In the last 50 years there have been numerous studies of the political economy of Karl Marx, Thorstein Veblen, and John Kenneth Galbraith, but there have been no significant, comprehensive, and coherent contributions to an assessment of the political economy of the late liberal classical economists. Historians of economics, in a misplaced concern with positivist research, have too frequently ignored the political economy of the classical. Alternatively, popularizers of intellectual history have rendered sweeping and uninformed verdicts on the classicals' political views—verdicts that they have derived mainly from our contemporary collectivist passions.

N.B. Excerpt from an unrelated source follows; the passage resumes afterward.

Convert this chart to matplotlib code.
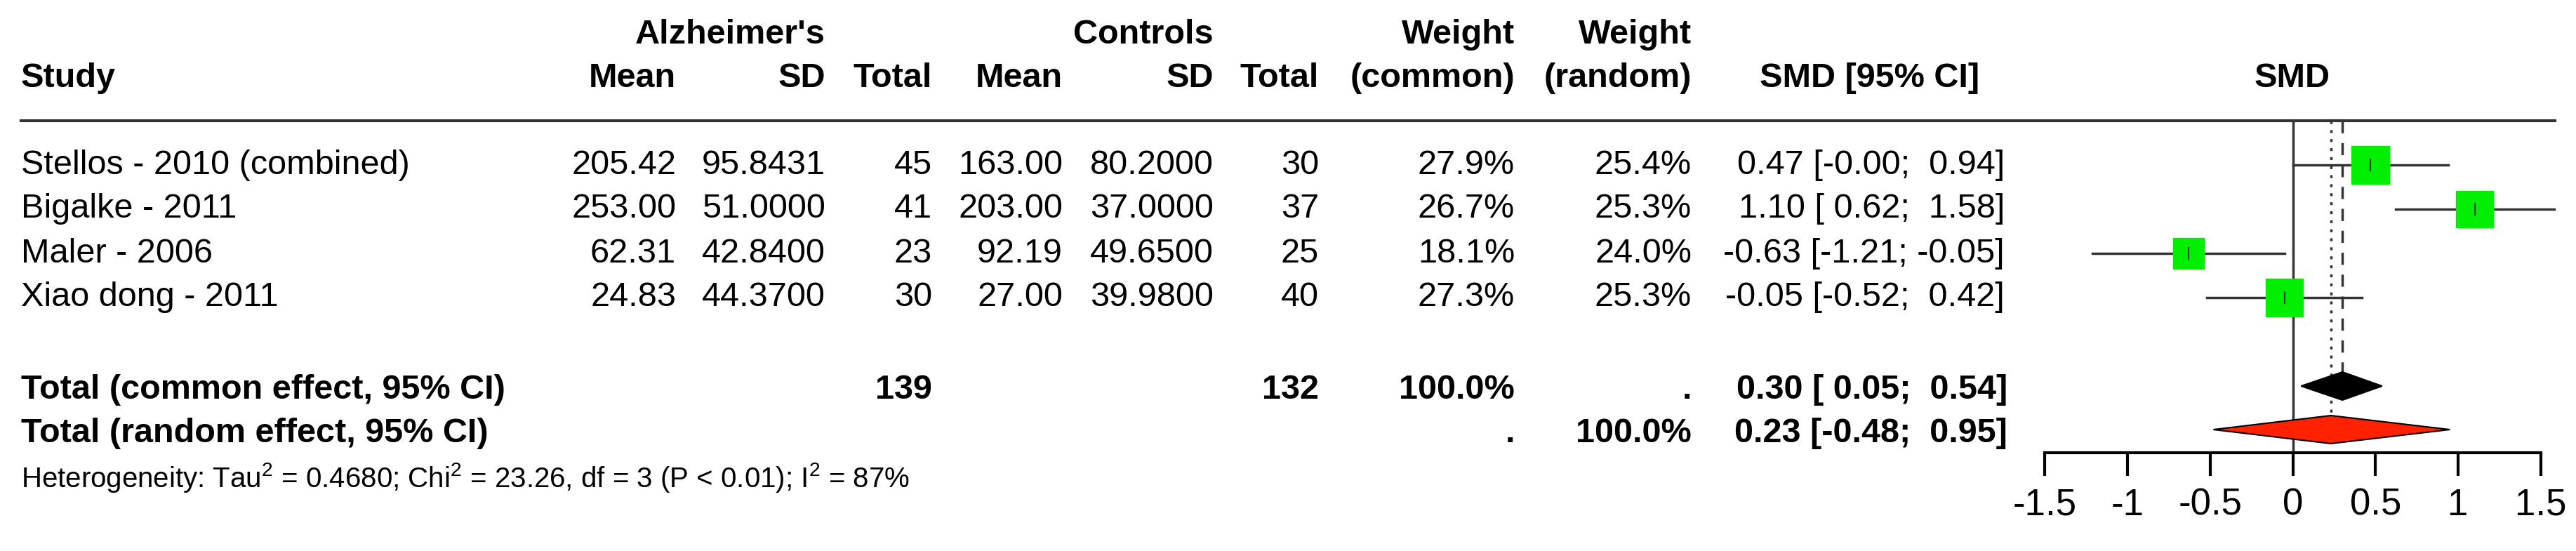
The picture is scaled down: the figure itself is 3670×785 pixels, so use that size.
import matplotlib
matplotlib.use("Agg")
import matplotlib.pyplot as plt
from matplotlib.patches import Rectangle, Polygon
import numpy as np

plt.rcParams['font.family'] = ['Liberation Sans', 'DejaVu Sans']
plt.rcParams['mathtext.fontset'] = 'custom'
plt.rcParams['mathtext.rm'] = 'Liberation Sans'

# data
studies = ['Stellos - 2010 (combined)', 'Bigalke - 2011', 'Maler - 2006', 'Xiao dong - 2011']
ad_mean = ['205.42', '253.00', '62.31', '24.83']
ad_sd = ['95.8431', '51.0000', '42.8400', '44.3700']
ad_n = ['45', '41', '23', '30']
ct_mean = ['163.00', '203.00', '92.19', '27.00']
ct_sd = ['80.2000', '37.0000', '49.6500', '39.9800']
ct_n = ['30', '37', '25', '40']
w_common = [27.9, 26.7, 18.1, 27.3]
w_random = [25.4, 25.3, 24.0, 25.3]
smd = [0.47, 1.10, -0.63, -0.05]
lo = [-0.00, 0.62, -1.21, -0.52]
hi = [0.94, 1.58, -0.05, 0.42]
ci_txt = ['0.47 [-0.00;  0.94]', '1.10 [ 0.62;  1.58]', '-0.63 [-1.21; -0.05]', '-0.05 [-0.52;  0.42]']
common = (0.30, 0.05, 0.54)
random_ = (0.23, -0.48, 0.95)
ticks = [-1.5, -1, -0.5, 0, 0.5, 1, 1.5]

W, H = 3670, 785
fig = plt.figure(figsize=(W / 100, H / 100), dpi=100)
tx = fig.add_axes([0, 0, 1, 1])
tx.set_xlim(0, W)
tx.set_ylim(H, 0)
tx.axis('off')

fs = 35
row_y = [235, 298, 361, 424]
y_common, y_random = 555, 617
hdr1, hdr2 = 50, 112


def t(x, y, s, ha='right', bold=False, size=fs):
    tx.text(x, y, s, ha=ha, va='center', fontsize=size,
            fontweight='bold' if bold else 'normal')


# headers
t(1176, hdr1, "Alzheimer's", bold=True)
t(1729, hdr1, 'Controls', bold=True)
t(2158, hdr1, 'Weight', bold=True)
t(2410, hdr1, 'Weight', bold=True)
t(30, hdr2, 'Study', ha='left', bold=True)
for x, s in [(963, 'Mean'), (1176, 'SD'), (1328, 'Total'), (1514, 'Mean'),
             (1729, 'SD'), (1879, 'Total'), (2158, '(common)'), (2410, '(random)'),
             (2820, 'SMD [95% CI]')]:
    t(x, hdr2, s, bold=True)
tx.text(3266, hdr2, 'SMD', ha='center', va='center', fontsize=fs, fontweight='bold')
tx.plot([30, 3640], [172, 172], color='#333333', lw=3)

for i, y in enumerate(row_y):
    t(30, y, studies[i], ha='left')
    t(963, y, ad_mean[i]); t(1176, y, ad_sd[i]); t(1328, y, ad_n[i])
    t(1514, y, ct_mean[i]); t(1729, y, ct_sd[i]); t(1879, y, ct_n[i])
    t(2158, y, '%.1f%%' % w_common[i]); t(2410, y, '%.1f%%' % w_random[i])
    t(2856, y, ci_txt[i])

t(30, y_common, 'Total (common effect, 95% CI)', ha='left', bold=True)
t(1328, y_common, str(sum(int(n) for n in ad_n)), bold=True)
t(1879, y_common, str(sum(int(n) for n in ct_n)), bold=True)
t(2158, y_common, '100.0%', bold=True)
t(2410, y_common, '.', bold=True)
t(2860, y_common, '%.2f [ %.2f;  %.2f]' % common, bold=True)
t(30, y_random, 'Total (random effect, 95% CI)', ha='left', bold=True)
t(2158, y_random, '.', bold=True)
t(2410, y_random, '100.0%', bold=True)
t(2860, y_random, '%.2f [%.2f;  %.2f]' % random_, bold=True)
tx.text(30, 680, r'Heterogeneity: Tau$^2$ = 0.4680; Chi$^2$ = 23.26, df = 3 (P < 0.01); I$^2$ = 87%',
        ha='left', va='center', fontsize=29)

# forest plot axes: x in SMD units, y in pixels
x0, x1 = 2913, 3620
fx = fig.add_axes([x0 / W, 0, (x1 - x0) / W, 1])
fx.set_xlim(-1.5, 1.5)
fx.set_ylim(H, 0)
fx.patch.set_alpha(0)
for s in ['top', 'left', 'right']:
    fx.spines[s].set_visible(False)
fx.spines['bottom'].set_position(('data', 645))
fx.spines['bottom'].set_linewidth(3)
fx.set_yticks([])
fx.set_xticks(ticks)
fx.set_xticklabels(['%g' % v for v in ticks])
fx.tick_params(axis='x', length=24, width=3, labelsize=38, pad=12)
ppu = (x1 - x0) / 3.0

fx.plot([0, 0], [172, 645], color='#333333', lw=2.5)
fx.plot([common[0]] * 2, [172, 530], color='#333333', lw=2.5, ls=(0, (5, 4)))
fx.plot([random_[0]] * 2, [172, 612], color='#333333', lw=2.5, ls=(0, (1.2, 2.5)))

for i, y in enumerate(row_y):
    fx.plot([lo[i], min(hi[i], 1.6)], [y, y], color='#333333', lw=2.5, clip_on=False)
    side = 54 * np.sqrt(w_common[i] / max(w_common))
    fx.add_patch(Rectangle((smd[i] - side / 2 / ppu, y - side / 2), side / ppu, side,
                           color='#00ee00', zorder=3))
    fx.plot([smd[i]] * 2, [y - 8, y + 8], color='#333333', lw=1.5, zorder=4)

for (e, l, h), y, c in [(common, 550, 'black'), (random_, 612, '#ff2200')]:
    fx.add_patch(Polygon([(l, y), (e, y - 20), (h, y), (e, y + 20)],
                         facecolor=c, edgecolor='black', lw=1.5, zorder=3))

fig.savefig('out.png', dpi=100)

Ellen Paul's Moral Revolution and Economic Science provides an excellent tonic to the abusive and often trivialized treatment accorded the founders of classical political economy. Her prose is lucid, her selection of individuals is well informed, and her portrayal of the doctrines, methods, and intents of the classical and early neo-classical political economists is both thorough and accurate.
While these merits are sufficient to recommend this volume to anyone with a spark of intellectual curiosity, they are not the features that Paul intends as the strengths of her work. It is clear that her main inquiry is directed toward an exploration of the reasons for "the demise of laissez-faire in Nineteenth Century British political economy." In solution to this puzzle the author has a definite, if debatable, thesis. Laissez-faire died—or, more accurately, was gradually abandoned—because its main supporters (the post-Smithian British classicals) adopted utilitarian moral criteria in place of the natural rights or natural law ethic upheld by their immediate predecessors.

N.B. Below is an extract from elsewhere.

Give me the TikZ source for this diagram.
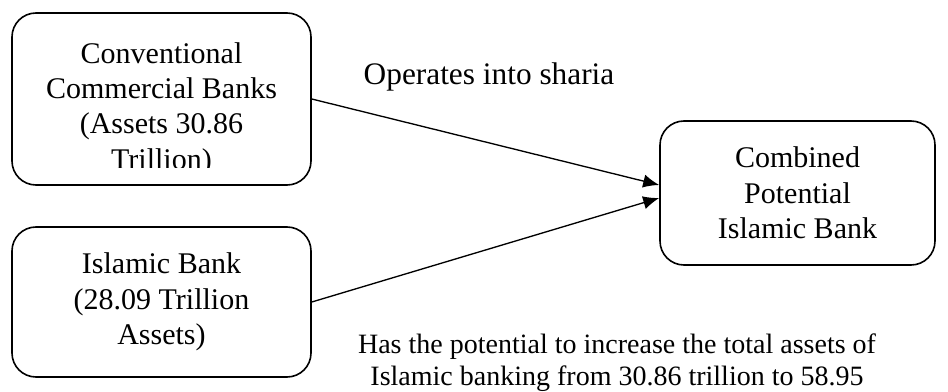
\documentclass[tikz,border=0pt]{standalone}
\usepackage{fontspec}
\setmainfont{Liberation Serif}
\usetikzlibrary{
  arrows.meta,
  calc
}
\tikzset{
  % For the rounded bank boxes.
  box/.style={
    draw,
    line width=1.2pt,
    rounded corners=18pt,
    align=center,
    inner sep=0pt,
    font=\fontsize{22.5}{26.5}\selectfont},
%
  % For the texts inside and beside the boxes.
  description/.style={
    font=\fontsize{22.5}{26.5}\selectfont,
    align=center,
    inner sep=0pt},
%
  % For arrows with one filled head.
  direction/.style={
    line width=1pt,
    -{Latex[length=12pt,width=10pt]}}
}

\begin{document}
\begin{tikzpicture}[x=0.75pt, y=-0.75pt]
  \useasboundingbox (0,0) rectangle (948,392);

  \node[box, minimum width=224.25pt, minimum height=129pt]
    (conventional) at (161.5,99) {};
  % The last line is cut off by the box, as in the source.
  \begin{scope}
    \clip (12,13) rectangle (311,167);
    \node[description] (conventional text) at (161.5,109)
      {Conventional\\Commercial Banks\\(Assets 30.86\\Trillion)};
  \end{scope}

  \node[box, minimum width=224.25pt, minimum height=112.5pt]
    (islamic) at (161.5,302) {Islamic Bank\\(28.09 Trillion\\Assets)};

  \node[box, minimum width=206.25pt, minimum height=108pt]
    (combined) at (797.5,193) {Combined\\Potential\\Islamic Bank};

  \coordinate (in top) at ($(combined.west) + (0,-8)$);
  \coordinate (in bottom) at ($(combined.west) + (0,5)$);

  \draw[direction] (conventional.east) -- (in top);
  \draw[direction] (islamic.east) -- (in bottom);

  \node[description, anchor=base, font=\fontsize{23.5}{26.5}\selectfont]
    (sharia) at (489,85) {Operates into sharia};

  \node[description, anchor=north,
        font=\fontsize{21}{24}\selectfont] (increase) at (617,334)
    {Has the potential to increase the total assets of\\
     Islamic banking from 30.86 trillion to 58.95};
\end{tikzpicture}
\end{document}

It is an interesting historical thesis, and, from the perspective of the particular events in 19th-century Britain, Paul seems to have much evidence on her side. From a purely logical perspective, however, and from the historical evidence of other times and places, it is clear that opposition to or support for laissez-faire has no necessary connection with the debate between naturalists and utilitarians. During the 19th century itself, for instance, most continental intellectuals were committed to absolutist notions of right and law, regardless of their disagreements concerning laissez-faire or collectivism.
Despite any deficiencies in her central argument, two of the author's more minor themes fare better. It is probably true that the attempt, during the mid-19th century, to transform political economy into a value-free economics was both premature and destructive of what remained of the ability of political economists to combat creeping collectivism. Similarly, it is quite true that the antinaturalism of Bentham became, in the hands of J.S. Mill and the later utilitarians, a convenient excuse for introducing social experiments in support of their own preconceived, if implicit, notions of moral virtue.
Neither of these propositions, however, justifies any belief in the inability of convinced collectivists to neutralize, subvert, or overthrow a laissez-faire order without the aid of utilitarian ethics. It is notable that many prominent collectivist figures and movements of the same period—for example, Thomas Carlyle, the English followers of French phalangists or Comtists, and the Christian Socialists of Cambridge—were at the same time strong believers in ethical absolutism and rabid opponents of political economy and laissez-faire. As Professor Paul herself maintains, the major determinant of political policy is the content of ethical ideas about what should be done socially. Whether these ideas are derived from "utility," "the will of God," or "intuitive insight" is never very important in the ultimate formulation of public policy.
Despite these quibbles with some of Paul's themes, one cannot help but appreciate the significance of her overall achievement. Her volume is mandatory reading for those who wish to understand more fully the origins of present-day reasoning about practical social organization. Moreover, it is a major contribution to our understanding of the recent history of freedom and of the path that we have traveled away from its ultimate achievement.
Craig J. Bolton is chairman of the Department of Economics at the University of Dallas.